Goal — Search the material for the string "this", then return every line where it is found.

Source records —
==*==

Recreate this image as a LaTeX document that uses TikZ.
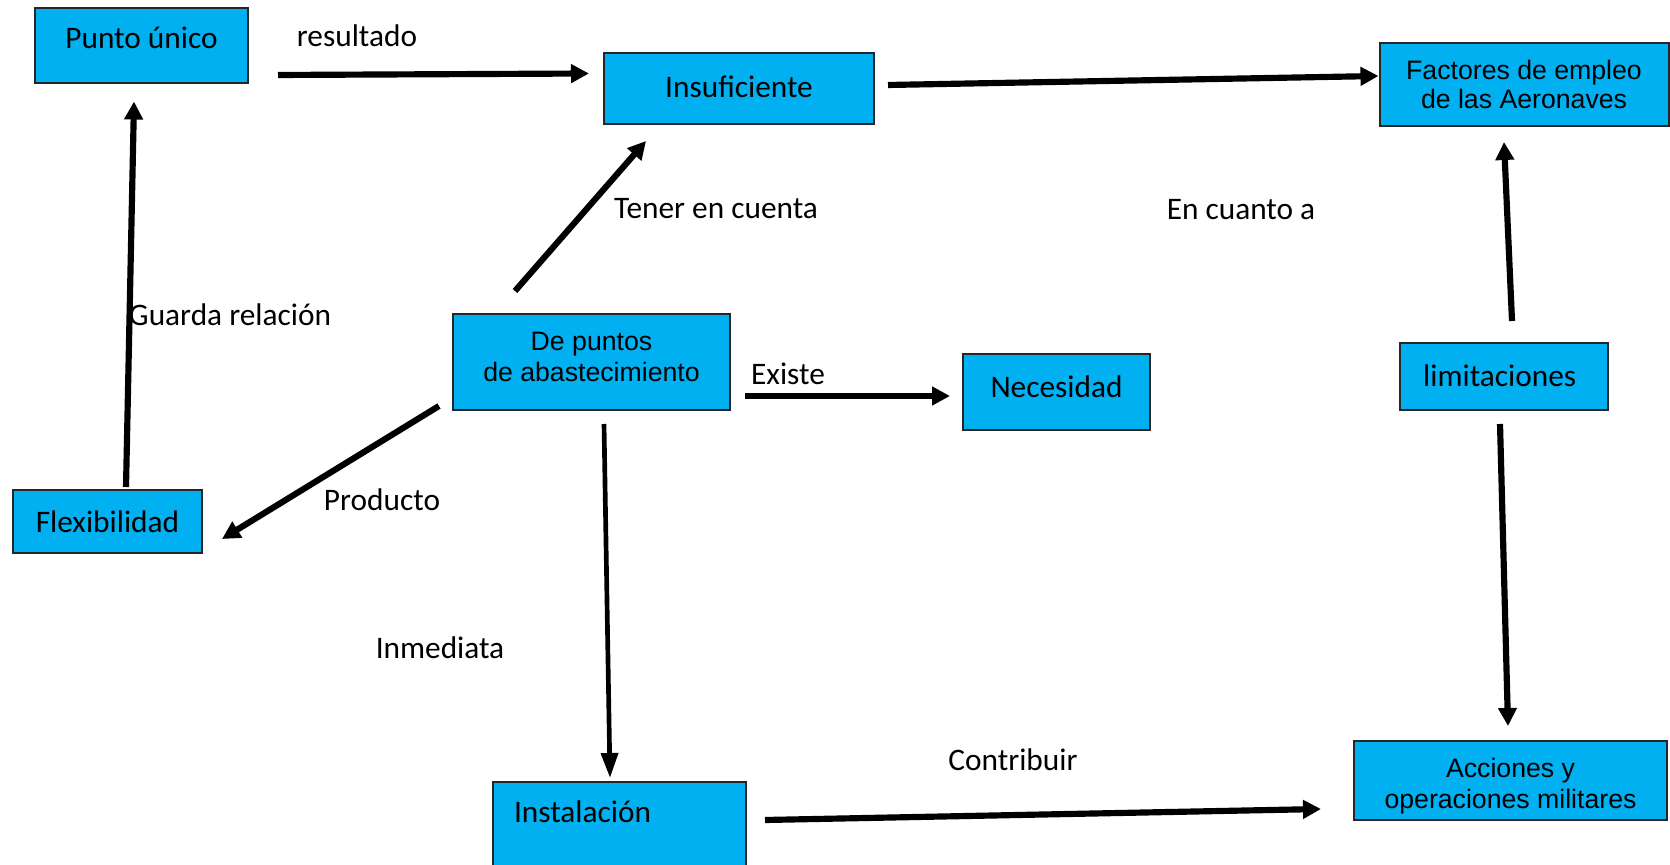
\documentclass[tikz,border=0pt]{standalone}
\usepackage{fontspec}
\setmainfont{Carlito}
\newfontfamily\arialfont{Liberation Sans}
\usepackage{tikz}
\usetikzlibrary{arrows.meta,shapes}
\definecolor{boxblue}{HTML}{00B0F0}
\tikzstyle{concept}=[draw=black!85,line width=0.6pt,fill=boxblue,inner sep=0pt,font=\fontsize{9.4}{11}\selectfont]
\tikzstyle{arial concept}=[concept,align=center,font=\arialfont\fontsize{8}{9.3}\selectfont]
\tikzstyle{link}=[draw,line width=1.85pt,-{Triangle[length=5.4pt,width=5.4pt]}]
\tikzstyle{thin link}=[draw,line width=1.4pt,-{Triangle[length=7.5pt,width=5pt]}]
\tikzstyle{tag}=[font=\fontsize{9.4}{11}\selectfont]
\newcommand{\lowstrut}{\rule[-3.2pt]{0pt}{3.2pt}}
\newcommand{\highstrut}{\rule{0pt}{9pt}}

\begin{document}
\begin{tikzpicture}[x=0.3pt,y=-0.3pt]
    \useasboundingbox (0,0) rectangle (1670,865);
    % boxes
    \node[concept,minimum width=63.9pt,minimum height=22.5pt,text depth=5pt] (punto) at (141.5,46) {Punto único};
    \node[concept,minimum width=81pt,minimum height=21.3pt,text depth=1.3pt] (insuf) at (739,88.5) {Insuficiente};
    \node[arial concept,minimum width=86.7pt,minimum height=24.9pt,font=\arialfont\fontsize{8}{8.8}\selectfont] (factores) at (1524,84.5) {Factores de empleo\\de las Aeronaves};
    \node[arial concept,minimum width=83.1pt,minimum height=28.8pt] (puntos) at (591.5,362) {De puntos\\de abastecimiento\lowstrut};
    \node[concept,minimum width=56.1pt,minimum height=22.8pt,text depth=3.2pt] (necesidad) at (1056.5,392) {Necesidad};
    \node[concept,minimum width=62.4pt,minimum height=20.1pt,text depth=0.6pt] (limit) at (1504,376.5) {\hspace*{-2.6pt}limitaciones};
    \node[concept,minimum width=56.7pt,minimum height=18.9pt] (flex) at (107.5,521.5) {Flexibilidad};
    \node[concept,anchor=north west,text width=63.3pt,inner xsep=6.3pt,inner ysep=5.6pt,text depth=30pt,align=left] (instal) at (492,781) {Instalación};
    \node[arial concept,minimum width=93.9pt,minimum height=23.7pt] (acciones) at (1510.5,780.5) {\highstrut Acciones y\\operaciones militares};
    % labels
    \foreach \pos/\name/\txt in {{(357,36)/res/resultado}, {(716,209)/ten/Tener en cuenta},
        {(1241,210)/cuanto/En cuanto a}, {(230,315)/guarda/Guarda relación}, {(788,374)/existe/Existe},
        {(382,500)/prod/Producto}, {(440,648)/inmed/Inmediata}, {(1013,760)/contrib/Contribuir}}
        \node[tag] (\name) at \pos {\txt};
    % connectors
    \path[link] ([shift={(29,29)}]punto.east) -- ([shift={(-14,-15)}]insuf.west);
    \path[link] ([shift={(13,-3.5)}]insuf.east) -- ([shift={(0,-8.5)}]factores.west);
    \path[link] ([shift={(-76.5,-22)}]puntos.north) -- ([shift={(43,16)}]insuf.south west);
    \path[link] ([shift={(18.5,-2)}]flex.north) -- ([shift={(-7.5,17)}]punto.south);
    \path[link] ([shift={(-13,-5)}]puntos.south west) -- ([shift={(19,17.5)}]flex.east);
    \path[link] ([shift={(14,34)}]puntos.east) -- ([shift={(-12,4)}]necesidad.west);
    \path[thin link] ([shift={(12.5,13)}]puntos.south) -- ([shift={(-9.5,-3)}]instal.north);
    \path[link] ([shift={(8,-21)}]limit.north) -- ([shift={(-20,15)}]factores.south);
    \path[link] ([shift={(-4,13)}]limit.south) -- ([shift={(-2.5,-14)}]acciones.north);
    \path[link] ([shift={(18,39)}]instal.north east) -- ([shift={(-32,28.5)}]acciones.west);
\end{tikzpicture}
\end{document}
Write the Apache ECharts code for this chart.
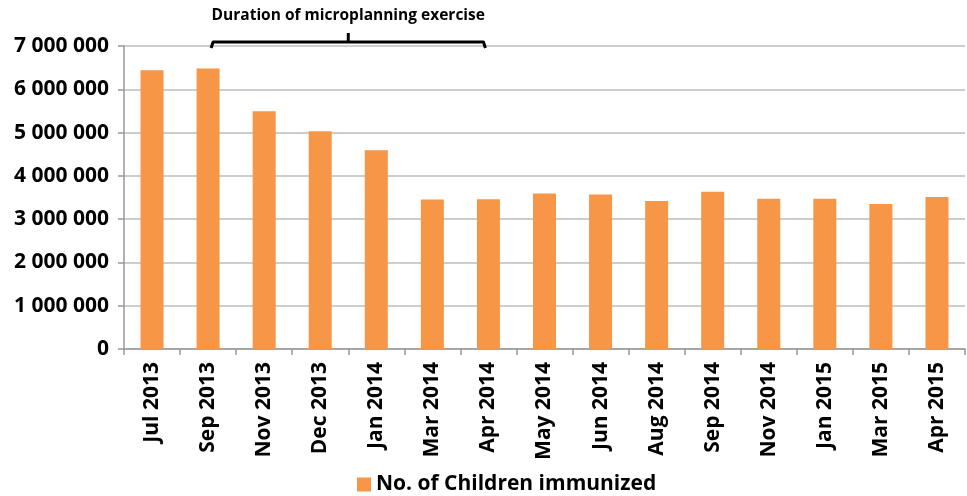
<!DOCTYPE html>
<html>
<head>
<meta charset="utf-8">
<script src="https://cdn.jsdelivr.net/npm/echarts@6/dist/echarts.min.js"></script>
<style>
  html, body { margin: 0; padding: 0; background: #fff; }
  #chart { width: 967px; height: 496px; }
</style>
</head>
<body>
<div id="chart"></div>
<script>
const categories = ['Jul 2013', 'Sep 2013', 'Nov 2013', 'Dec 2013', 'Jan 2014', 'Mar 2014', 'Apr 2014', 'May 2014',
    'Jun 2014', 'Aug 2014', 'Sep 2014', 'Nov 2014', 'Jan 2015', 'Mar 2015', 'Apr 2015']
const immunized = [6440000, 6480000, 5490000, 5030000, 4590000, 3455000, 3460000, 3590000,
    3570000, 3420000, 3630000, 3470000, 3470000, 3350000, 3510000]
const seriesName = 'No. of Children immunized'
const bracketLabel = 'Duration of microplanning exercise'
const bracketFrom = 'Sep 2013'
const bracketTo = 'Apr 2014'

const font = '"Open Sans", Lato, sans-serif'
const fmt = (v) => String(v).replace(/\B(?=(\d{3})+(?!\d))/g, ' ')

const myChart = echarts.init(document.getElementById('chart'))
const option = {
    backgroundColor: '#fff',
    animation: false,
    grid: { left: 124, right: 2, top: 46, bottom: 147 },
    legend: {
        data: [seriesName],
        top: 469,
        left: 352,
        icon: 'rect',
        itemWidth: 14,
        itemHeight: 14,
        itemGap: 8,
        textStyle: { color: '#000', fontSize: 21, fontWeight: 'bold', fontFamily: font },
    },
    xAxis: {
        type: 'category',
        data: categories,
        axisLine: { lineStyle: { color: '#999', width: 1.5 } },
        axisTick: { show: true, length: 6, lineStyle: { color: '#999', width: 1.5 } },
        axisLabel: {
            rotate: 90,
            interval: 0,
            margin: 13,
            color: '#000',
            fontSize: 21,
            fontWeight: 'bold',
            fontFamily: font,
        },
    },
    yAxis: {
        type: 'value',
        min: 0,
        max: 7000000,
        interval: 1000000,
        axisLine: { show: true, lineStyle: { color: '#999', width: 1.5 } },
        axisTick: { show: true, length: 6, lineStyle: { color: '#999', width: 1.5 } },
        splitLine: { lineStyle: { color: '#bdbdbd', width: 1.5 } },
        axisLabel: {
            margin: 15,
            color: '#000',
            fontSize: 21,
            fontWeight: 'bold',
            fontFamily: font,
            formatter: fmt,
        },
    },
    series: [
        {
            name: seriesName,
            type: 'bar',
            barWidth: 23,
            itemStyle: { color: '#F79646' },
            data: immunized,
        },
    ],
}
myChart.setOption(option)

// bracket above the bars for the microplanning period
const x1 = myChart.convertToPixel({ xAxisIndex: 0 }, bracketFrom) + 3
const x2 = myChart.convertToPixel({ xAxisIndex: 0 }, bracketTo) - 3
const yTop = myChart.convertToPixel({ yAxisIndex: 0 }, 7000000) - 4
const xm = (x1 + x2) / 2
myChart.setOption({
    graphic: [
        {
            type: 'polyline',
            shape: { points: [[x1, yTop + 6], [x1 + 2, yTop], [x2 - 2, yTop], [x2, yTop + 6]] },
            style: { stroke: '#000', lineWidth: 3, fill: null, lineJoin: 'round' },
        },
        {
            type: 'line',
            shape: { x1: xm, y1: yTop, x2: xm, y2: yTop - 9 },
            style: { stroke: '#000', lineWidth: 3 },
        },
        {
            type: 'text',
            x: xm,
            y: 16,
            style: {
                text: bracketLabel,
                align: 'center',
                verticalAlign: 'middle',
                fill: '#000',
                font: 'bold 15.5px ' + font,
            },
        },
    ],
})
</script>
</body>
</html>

==*==

Written response —
Recreate this image as a LaTeX document that uses TikZ.
Write the Apache ECharts code for this chart.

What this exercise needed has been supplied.